Blodget links to a Fortune article which details what that "historical average" that everyone talks about really means...
Next, Blodget talks about something which you rarely hear about - fees. All those Mutual funds that people love charge management fees (usually around 1-2%) that are taken off the top. Whether the fund increases in value or not. When your fund is only returning 3-5%, it makes a big difference (for the record, Index fees like the S&P 500 funds usually have lower fees because you don't have to pay for all that "advice"). Blodget also delves into inflation costs and taxes, all which eat away at your meager returns. Taking this into account, his projected return is -1% (although remember, this is taking into account inflation - just leaving the money in your checking account is losing money as inflation marches on).

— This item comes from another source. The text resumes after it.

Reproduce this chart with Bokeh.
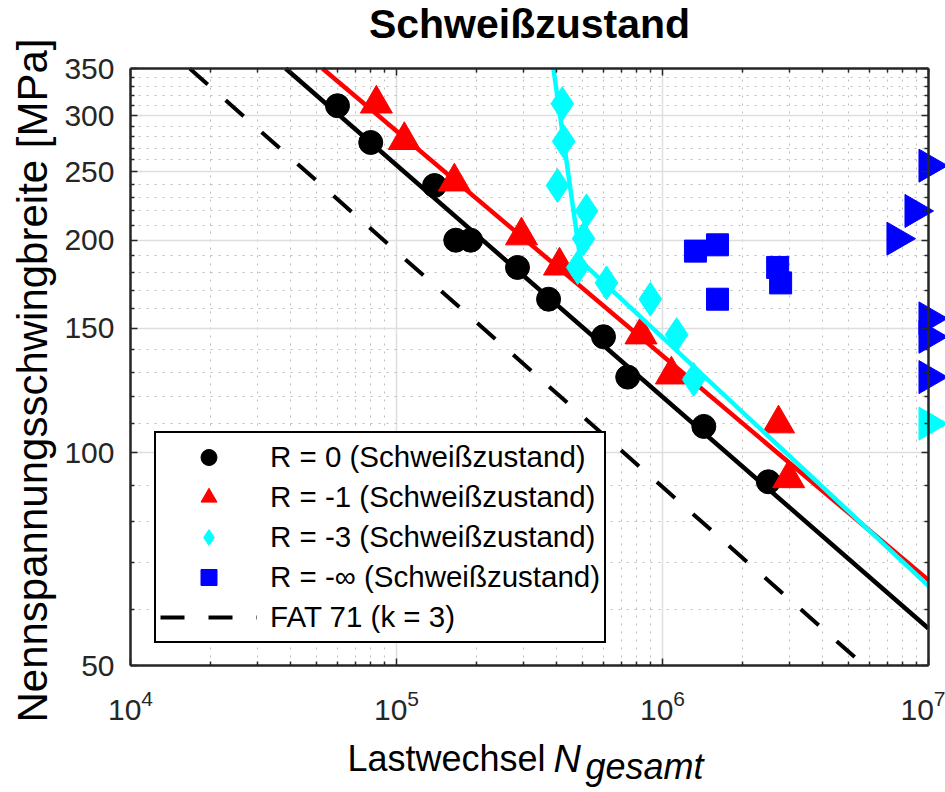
import math
from bokeh.plotting import figure
from bokeh.models import (Range1d, FixedTicker, LogAxis, PrintfTickFormatter, Label,
                          Legend, LegendItem, Grid)
from bokeh.embed import file_html
from bokeh.resources import INLINE

# ---------------- data ----------------
r0_N = [6.0e4, 8.0e4, 1.39e5, 1.67e5, 1.90e5, 2.85e5, 3.73e5, 6.0e5, 7.4e5, 1.43e6, 2.5e6]
r0_S = [310, 275, 239, 200, 200, 183, 165, 146, 128, 109, 91]

r1_N = [8.4e4, 1.07e5, 1.65e5, 2.95e5, 4.1e5, 8.3e5, 1.08e6, 2.73e6, 2.98e6]
r1_S = [312, 277, 242, 203, 184, 147, 129, 110, 92]

r3_N = [4.2e5, 4.25e5, 4.03e5, 5.18e5, 5.05e5, 4.8e5, 6.16e5, 9.0e5, 1.13e6, 1.31e6]
r3_S = [312, 276, 239, 220, 201, 183, 174, 165, 147, 127]
r3_runout_N = [1.0e7]
r3_runout_S = [110]

rinf_N = [1.33e6, 1.61e6, 2.71e6, 2.78e6, 1.61e6]
rinf_S = [193, 197, 183, 174, 165]
rinf_runout_N = [1.0e7, 8.86e6, 7.58e6, 1.0e7, 1.0e7, 1.0e7]
rinf_runout_S = [255, 220, 201, 155, 146, 128]

fit_r0_N = [3.83e4, 1.0e7]
fit_r0_S = [350, 56.4]
fit_r1_N = [5.27e4, 1.0e7]
fit_r1_S = [350, 66.0]
fit_r3_N = [3.89e5, 4.92e5, 1.0e7]
fit_r3_S = [350, 187, 64.8]
fat_N = [1.67e4, 5.73e6]
fat_S = [350, 50]

x_lim = (1e4, 1e7)
y_lim = (50, 350)
x_major = [1e4, 1e5, 1e6, 1e7]
x_minor = [2e4, 3e4, 4e4, 5e4, 6e4, 7e4, 8e4, 9e4,
           2e5, 3e5, 4e5, 5e5, 6e5, 7e5, 8e5, 9e5,
           2e6, 3e6, 4e6, 5e6, 6e6, 7e6, 8e6, 9e6]
y_major = [50, 100, 150, 200, 250, 300, 350]
y_minor = [60, 70, 80, 90, 110, 120, 130, 140, 160, 170, 180, 190,
           210, 220, 230, 240, 260, 270, 280, 290, 310, 320, 330, 340]

legend_labels = ["R = 0 (Schweißzustand)", "R = -1 (Schweißzustand)",
                 "R = -3 (Schweißzustand)", "R = -∞ (Schweißzustand)", "FAT 71 (k = 3)"]

FONT = "Liberation Sans"
AX = "#262626"

# ---------------- layout (pixel positions of the axes box on the canvas) ----------------
W, H = 945, 792
BOX_L, BOX_R, BOX_T, BOX_B = 130, 928, 68, 665
px_dec_x = (BOX_R - BOX_L) / math.log10(x_lim[1] / x_lim[0])
px_dec_y = (BOX_B - BOX_T) / math.log10(y_lim[1] / y_lim[0])
x_start = x_lim[0] / 10 ** (BOX_L / px_dec_x)
x_end = x_lim[1] * 10 ** ((W - BOX_R) / px_dec_x)
y_start = y_lim[0] / 10 ** ((H - BOX_B) / px_dec_y)
y_end = y_lim[1] * 10 ** (BOX_T / px_dec_y)

p = figure(width=W, height=H, x_axis_type="log", y_axis_type="log",
           x_range=Range1d(x_start, x_end), y_range=Range1d(y_start, y_end),
           output_backend="svg", toolbar_location=None, title=None,
           min_border_left=0, min_border_right=0, min_border_top=0, min_border_bottom=0)
p.outline_line_color = None
p.background_fill_color = "white"
p.border_fill_color = "white"

xticker = FixedTicker(ticks=x_major, minor_ticks=x_minor)
yticker = FixedTicker(ticks=y_major, minor_ticks=y_minor)


def style_axis(ax, font_size):
    ax.major_tick_in = 7
    ax.major_tick_out = 0
    ax.minor_tick_in = 4
    ax.minor_tick_out = 0
    ax.axis_line_color = AX
    ax.axis_line_width = 2.5
    ax.major_tick_line_color = AX
    ax.major_tick_line_width = 1.5
    ax.minor_tick_line_color = AX
    ax.minor_tick_line_width = 1.5
    ax.major_label_text_font = FONT
    ax.major_label_text_color = AX
    ax.major_label_text_font_size = font_size


xa = p.xaxis[0]
xa.ticker = xticker
xa.bounds = x_lim
xa.fixed_location = y_lim[0]
style_axis(xa, "30px")
xa.major_label_standoff = 24

ya = p.yaxis[0]
ya.ticker = yticker
ya.bounds = y_lim
ya.fixed_location = x_lim[0]
ya.formatter = PrintfTickFormatter(format="%d")
style_axis(ya, "30px")
ya.major_label_standoff = 16

top_ax = LogAxis(ticker=xticker, bounds=x_lim, fixed_location=y_lim[1])
style_axis(top_ax, "2px")
top_ax.major_label_text_color = None
p.add_layout(top_ax, "above")

right_ax = LogAxis(ticker=yticker, bounds=y_lim, fixed_location=x_lim[1],
                   formatter=PrintfTickFormatter(format="%d"))
style_axis(right_ax, "2px")
right_ax.major_label_text_color = None
p.add_layout(right_ax, "right")

# grids limited to the axes box
has_cross = "cross_bounds" in Grid.properties()
for g, tk, b, cb in ((p.xgrid[0], xticker, x_lim, y_lim), (p.ygrid[0], yticker, y_lim, x_lim)):
    g.ticker = tk
    g.bounds = b
    if has_cross:
        g.cross_bounds = cb
    g.grid_line_color = "#dedede"
    g.grid_line_width = 1.5
    g.minor_grid_line_color = "#bdbdbd"
    g.minor_grid_line_dash = "2 6"
    g.minor_grid_line_width = 1

# ---------------- glyphs ----------------
p.line(fit_r0_N, fit_r0_S, line_color="black", line_width=4.5)
r_c = p.scatter(r0_N, r0_S, marker="circle", size=24, fill_color="black", line_color="black")

p.line(fit_r1_N, fit_r1_S, line_color="#ff0000", line_width=4.5)
r_t = p.scatter(r1_N, r1_S, marker="triangle", size=32, fill_color="#ff0000", line_color="#ff0000")

p.line(fit_r3_N, fit_r3_S, line_color="#00ffff", line_width=4.5)
r_d = p.scatter(r3_N, r3_S, marker="diamond", size=34, fill_color="#00ffff", line_color="#00ffff")
p.scatter(r3_runout_N, r3_runout_S, marker="triangle", angle=-math.pi / 2, size=33,
          fill_color="#00ffff", line_color="#00ffff")

r_s = p.scatter(rinf_N, rinf_S, marker="square", size=22, fill_color="#0000ff", line_color="#0000ff")
p.scatter(rinf_runout_N, rinf_runout_S, marker="triangle", angle=-math.pi / 2, size=33,
          fill_color="#0000ff", line_color="#0000ff")

r_f = p.line(fat_N, fat_S, line_color="black", line_width=4, line_dash="24 24")

# ---------------- legend ----------------
legend = Legend(items=[LegendItem(label=legend_labels[0], renderers=[r_c]),
                       LegendItem(label=legend_labels[1], renderers=[r_t]),
                       LegendItem(label=legend_labels[2], renderers=[r_d]),
                       LegendItem(label=legend_labels[3], renderers=[r_s]),
                       LegendItem(label=legend_labels[4], renderers=[r_f])],
                location=(154, H - 643), orientation="vertical",
                glyph_width=97, glyph_height=40, spacing=0, padding=4, margin=0,
                label_standoff=13, label_text_font=FONT, label_text_font_size="29.5px",
                label_text_color="black",
                border_line_color="black", border_line_width=2, border_line_alpha=1.0,
                background_fill_color="white", background_fill_alpha=1.0)
p.add_layout(legend)

# ---------------- texts ----------------
SHIFT = 15  # compensation for the text anchor
p.add_layout(Label(x=529, y=H - 38 + SHIFT, x_units="screen", y_units="screen", text="Schweißzustand",
                   text_align="center", text_baseline="alphabetic", text_font=FONT,
                   text_font_size="41px", text_font_style="bold", text_color="black"))

p.add_layout(Label(x=47 - SHIFT, y=H - 380, x_units="screen", y_units="screen",
                   text="Nennspannungsschwingbreite [MPa]", angle=math.pi / 2,
                   text_align="center", text_baseline="alphabetic", text_font=FONT,
                   text_font_size="42px", text_color="black"))

p.add_layout(Label(x=347, y=H - 773 + SHIFT, x_units="screen", y_units="screen", text="Lastwechsel",
                   text_align="left", text_baseline="alphabetic", text_font=FONT,
                   text_font_size="36px", text_color="black"))
p.add_layout(Label(x=553, y=H - 773 + SHIFT, x_units="screen", y_units="screen", text="N",
                   text_align="left", text_baseline="alphabetic", text_font=FONT,
                   text_font_size="38px", text_font_style="italic", text_color="black"))
p.add_layout(Label(x=585, y=H - 781 + SHIFT, x_units="screen", y_units="screen", text="gesamt",
                   text_align="left", text_baseline="alphabetic", text_font=FONT,
                   text_font_size="36px", text_font_style="italic", text_color="black"))

open("out.html", "w").write(file_html(p, INLINE))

When it comes to individual stocks, the best advice is not to play. Index funds will on average get better returns, especially if you place any value on your own time (and happiness). And you definately shouldn't listen to stock advisors, analysts (like Blodget himself or the lastest fad IPO).

In the bull market of the late '90s, the stock-picking mantra for the casual investor was, "Do it yourself!" In 2001, after the crash, it became, "Hire someone to help." Unless you just enjoy the stock-picking game—a common and perfectly acceptable reason to play—the permanent mantra should be, "Don't do it at all." As numerous studies have shown, the vast majority of professional investors can't beat the market.

And in case you had not grasped that everyone in the financial industry has some angle and is full of crap, Blodget has a financial analysis / consulting business he is plugging.